Aaron: There can be an attitude in the scene that emotional is silly or that’s a thing that those people do, and like try and be above this and create an artistic thing. It’s a different idea, and I don’t necessarily believe in that idea, for what I’m doing. I respect that people do it, but that’s not what I want to do.
Christina: How did you get into electronic music?
Aaron: There was a crew in Boston doing jungle events. And they were doing raves, illegal raves, and sort of semi-legal stuff too. But they were doing it less as a hedonistic, drug-fuelled rave, they were doing it more from an art context. They were all art students, and they would do video projections and were really into mixing up genres and playing all sorts of different music and opening up people’s minds and doing free shows for all ages, because you can’t go to anything until you’re 21 in the United States.
I went to one of their parties at the Children’s Museum in Boston. They brought DJ’s in there and had all these different dancefloors on the different spaces. One of these spaces was the desktop of a giant. So they had a coffee mug that was five feet hall.
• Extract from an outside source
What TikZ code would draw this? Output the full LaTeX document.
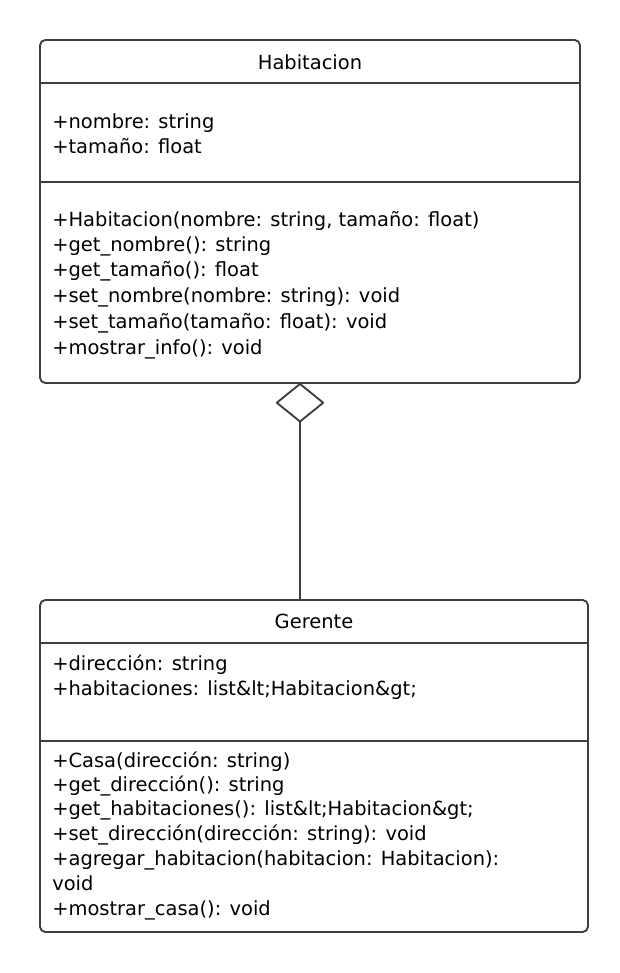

You were dancing to jungle and jumping off this humongous eraser. The music was so good.
Christina: So did you start playing at these parties?
Aaron: I went there as a visitor, but I was a drummer. I heard jungle music and was like, “this is basically like a huge drum solo, forever.” And from that moment on, I started learning about it, and how to make it. I’d already been making stuff on my computer but from that moment on, I got into DJing, buying records and turntables and learned how to DJ. I was already in the electronic world when the band thing was happening. I just wasn’t sharing it. Then when I moved to New York City I got into the electronic stuff in a big way.